| What is asked |
Copy out each line exactly; pictures stay out of the copy.

| Provided data |
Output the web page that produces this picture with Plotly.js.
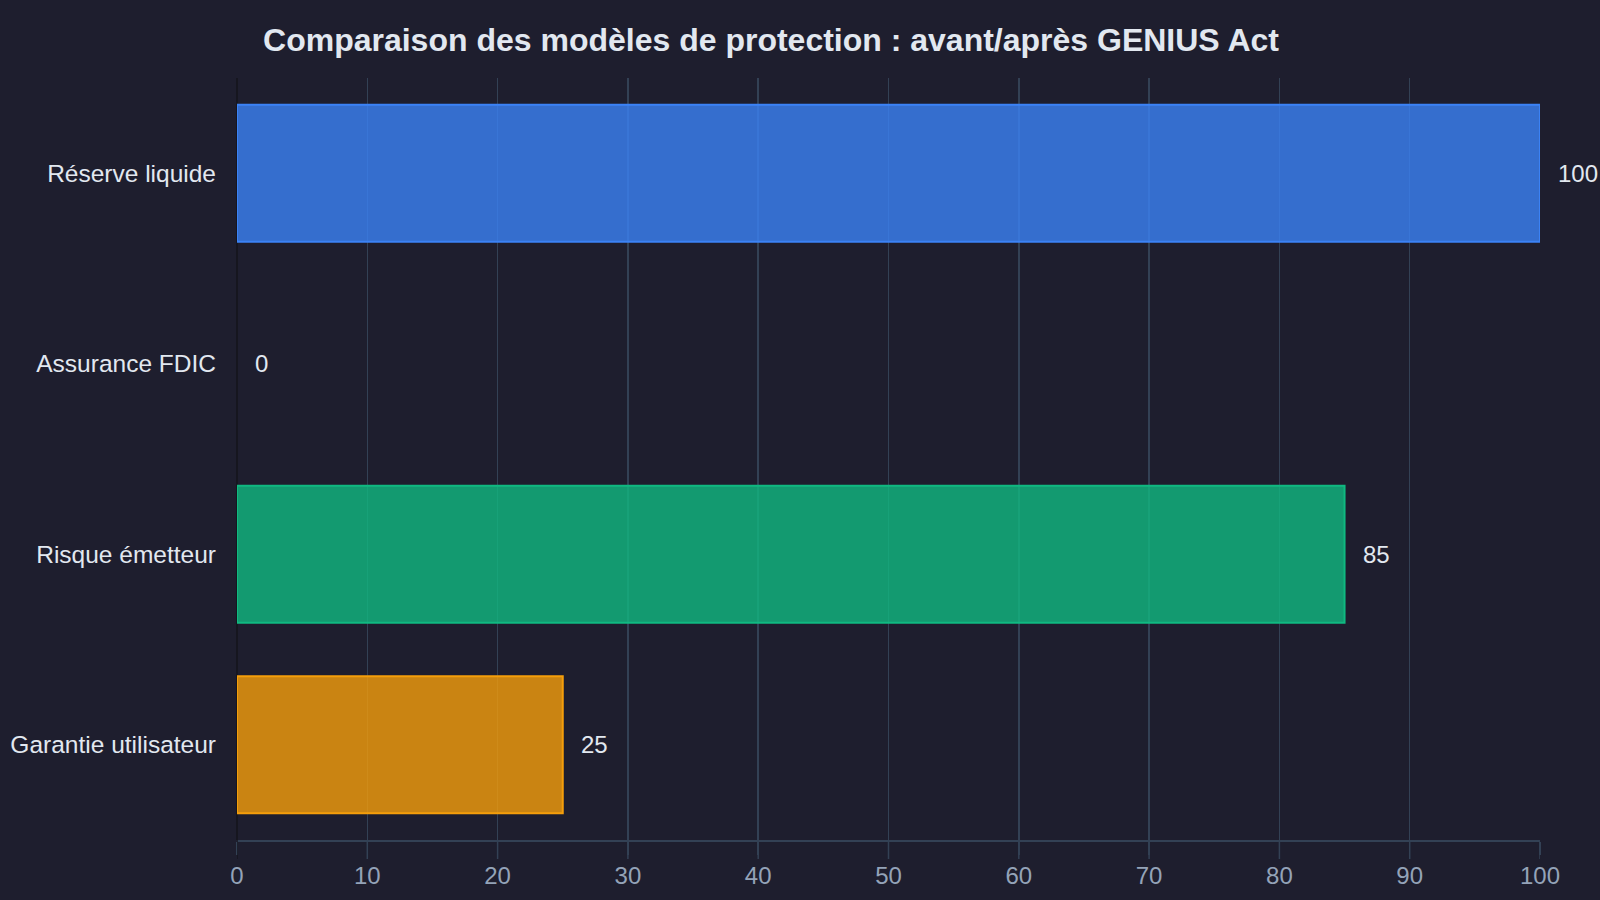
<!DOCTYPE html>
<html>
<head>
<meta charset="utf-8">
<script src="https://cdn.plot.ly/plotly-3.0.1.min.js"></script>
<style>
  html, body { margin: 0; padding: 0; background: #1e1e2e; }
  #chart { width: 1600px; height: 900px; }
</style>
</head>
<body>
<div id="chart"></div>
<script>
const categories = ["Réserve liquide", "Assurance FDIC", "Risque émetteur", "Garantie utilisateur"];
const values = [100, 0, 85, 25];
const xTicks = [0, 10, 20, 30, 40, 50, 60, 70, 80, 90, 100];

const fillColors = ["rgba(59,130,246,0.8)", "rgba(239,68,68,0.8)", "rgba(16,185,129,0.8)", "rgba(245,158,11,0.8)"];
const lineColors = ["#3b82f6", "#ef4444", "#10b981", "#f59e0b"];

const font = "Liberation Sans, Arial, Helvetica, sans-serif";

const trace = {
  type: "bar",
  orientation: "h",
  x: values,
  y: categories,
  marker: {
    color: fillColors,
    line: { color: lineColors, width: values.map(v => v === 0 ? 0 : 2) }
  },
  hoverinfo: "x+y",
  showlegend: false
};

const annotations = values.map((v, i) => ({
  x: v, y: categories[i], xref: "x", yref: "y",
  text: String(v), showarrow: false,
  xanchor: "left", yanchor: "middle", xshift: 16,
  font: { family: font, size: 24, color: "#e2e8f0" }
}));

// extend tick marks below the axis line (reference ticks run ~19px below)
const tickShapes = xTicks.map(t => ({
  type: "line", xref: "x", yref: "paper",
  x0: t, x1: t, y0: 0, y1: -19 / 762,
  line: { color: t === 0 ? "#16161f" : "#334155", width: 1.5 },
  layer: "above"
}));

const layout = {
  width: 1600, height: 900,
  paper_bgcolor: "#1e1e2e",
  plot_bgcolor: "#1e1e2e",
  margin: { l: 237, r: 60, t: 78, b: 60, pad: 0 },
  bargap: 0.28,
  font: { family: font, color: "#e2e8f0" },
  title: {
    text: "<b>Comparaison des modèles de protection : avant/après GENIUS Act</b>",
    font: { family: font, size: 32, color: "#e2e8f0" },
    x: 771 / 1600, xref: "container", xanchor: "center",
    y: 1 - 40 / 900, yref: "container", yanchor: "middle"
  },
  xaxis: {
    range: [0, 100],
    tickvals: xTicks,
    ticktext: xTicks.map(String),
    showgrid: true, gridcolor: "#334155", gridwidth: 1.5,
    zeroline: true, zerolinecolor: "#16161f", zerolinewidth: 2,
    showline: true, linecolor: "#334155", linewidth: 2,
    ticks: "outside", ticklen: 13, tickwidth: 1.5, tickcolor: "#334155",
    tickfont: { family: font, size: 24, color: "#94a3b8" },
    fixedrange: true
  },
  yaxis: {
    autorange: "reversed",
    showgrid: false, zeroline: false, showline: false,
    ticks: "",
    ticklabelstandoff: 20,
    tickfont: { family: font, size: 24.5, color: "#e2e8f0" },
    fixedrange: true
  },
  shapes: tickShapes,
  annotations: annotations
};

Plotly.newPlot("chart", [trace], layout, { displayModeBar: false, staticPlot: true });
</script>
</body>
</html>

| Result of this task |
Output the web page that produces this picture with Plotly.js.
<!DOCTYPE html>
<html>
<head>
<meta charset="utf-8">
<script src="https://cdn.plot.ly/plotly-3.0.1.min.js"></script>
<style>
  html, body { margin: 0; padding: 0; background: #1e1e2e; }
  #chart { width: 1600px; height: 900px; }
</style>
</head>
<body>
<div id="chart"></div>
<script>
const categories = ["Réserve liquide", "Assurance FDIC", "Risque émetteur", "Garantie utilisateur"];
const values = [100, 0, 85, 25];
const xTicks = [0, 10, 20, 30, 40, 50, 60, 70, 80, 90, 100];

const fillColors = ["rgba(59,130,246,0.8)", "rgba(239,68,68,0.8)", "rgba(16,185,129,0.8)", "rgba(245,158,11,0.8)"];
const lineColors = ["#3b82f6", "#ef4444", "#10b981", "#f59e0b"];

const font = "Liberation Sans, Arial, Helvetica, sans-serif";

const trace = {
  type: "bar",
  orientation: "h",
  x: values,
  y: categories,
  marker: {
    color: fillColors,
    line: { color: lineColors, width: values.map(v => v === 0 ? 0 : 2) }
  },
  hoverinfo: "x+y",
  showlegend: false
};

const annotations = values.map((v, i) => ({
  x: v, y: categories[i], xref: "x", yref: "y",
  text: String(v), showarrow: false,
  xanchor: "left", yanchor: "middle", xshift: 16,
  font: { family: font, size: 24, color: "#e2e8f0" }
}));

// extend tick marks below the axis line (reference ticks run ~19px below)
const tickShapes = xTicks.map(t => ({
  type: "line", xref: "x", yref: "paper",
  x0: t, x1: t, y0: 0, y1: -19 / 762,
  line: { color: t === 0 ? "#16161f" : "#334155", width: 1.5 },
  layer: "above"
}));

const layout = {
  width: 1600, height: 900,
  paper_bgcolor: "#1e1e2e",
  plot_bgcolor: "#1e1e2e",
  margin: { l: 237, r: 60, t: 78, b: 60, pad: 0 },
  bargap: 0.28,
  font: { family: font, color: "#e2e8f0" },
  title: {
    text: "<b>Comparaison des modèles de protection : avant/après GENIUS Act</b>",
    font: { family: font, size: 32, color: "#e2e8f0" },
    x: 771 / 1600, xref: "container", xanchor: "center",
    y: 1 - 40 / 900, yref: "container", yanchor: "middle"
  },
  xaxis: {
    range: [0, 100],
    tickvals: xTicks,
    ticktext: xTicks.map(String),
    showgrid: true, gridcolor: "#334155", gridwidth: 1.5,
    zeroline: true, zerolinecolor: "#16161f", zerolinewidth: 2,
    showline: true, linecolor: "#334155", linewidth: 2,
    ticks: "outside", ticklen: 13, tickwidth: 1.5, tickcolor: "#334155",
    tickfont: { family: font, size: 24, color: "#94a3b8" },
    fixedrange: true
  },
  yaxis: {
    autorange: "reversed",
    showgrid: false, zeroline: false, showline: false,
    ticks: "",
    ticklabelstandoff: 20,
    tickfont: { family: font, size: 24.5, color: "#e2e8f0" },
    fixedrange: true
  },
  shapes: tickShapes,
  annotations: annotations
};

Plotly.newPlot("chart", [trace], layout, { displayModeBar: false, staticPlot: true });
</script>
</body>
</html>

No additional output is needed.